Il faisait toute chose ; il était le commencement et la fin de toutes les fortunes de son siècle. Il tenait les maréchaux de France sous sa dépendance immédiate, et de son cabinet il leur envoyait le plan de leurs campagnes tracé de sa main. En même temps, plus de seigneurie et plus de seigneurs ; Richelieu avait abattu les têtes les plus hautes, et, désormais, qui voulait vivre accourait à Versailles, trop heureux quand le roi lui accordait un coup d’œil, et lui faisait donner le bougeoir, lorsqu’au sortir de sa prière il désignait le courtisan favorisé qui le devait accompagner jusqu’au seuil de sa chambre.

Il voulait être accompagné et suivi partout : à Meudon, à Versailles, à Marly, à Fontainebleau, demandant pour quel motif celui-ci s’était absenté la veille, et bien persuadé qu’un homme était mort, qui ne l’avait pas salué depuis huit jours.
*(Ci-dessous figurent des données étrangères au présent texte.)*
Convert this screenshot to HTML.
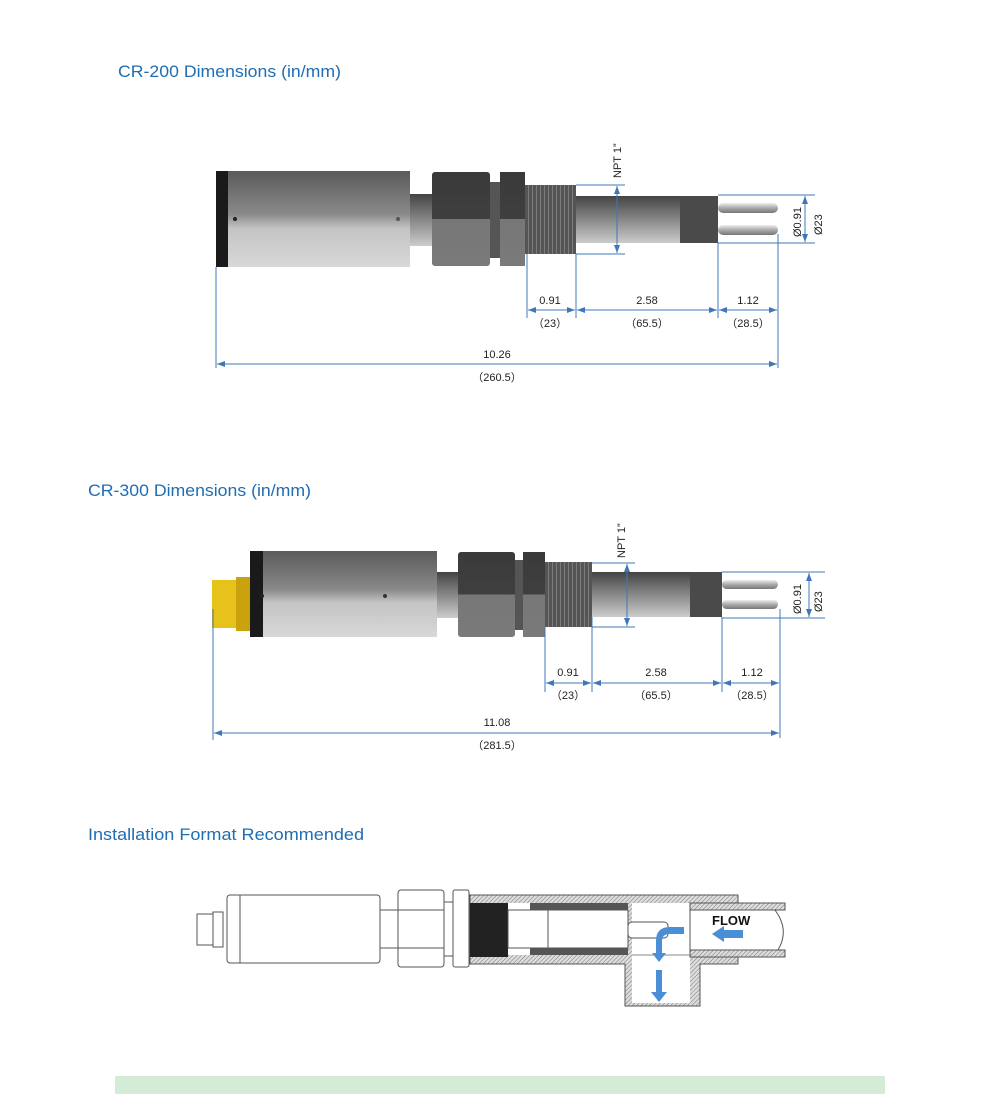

Pas de secrets pour le roi ; il voulait tout savoir, il savait tout. Des gens à lui violaient le secret des lettres, et lui rapportaient les mystères les plus cachés de chaque famille. Il savait la valeur de son sourire, et le prix de son moindre regard. Telle était sa politesse, qu’il levait son chapeau pour toutes les femmes, les connues, les inconnues. Chacun s’extasiait devant ses révérences. Il avait inventé cette définition : que l’exactitude était la politesse des rois. Exact jusqu’à la minutie, il disait une fois : J’ai pensé attendre !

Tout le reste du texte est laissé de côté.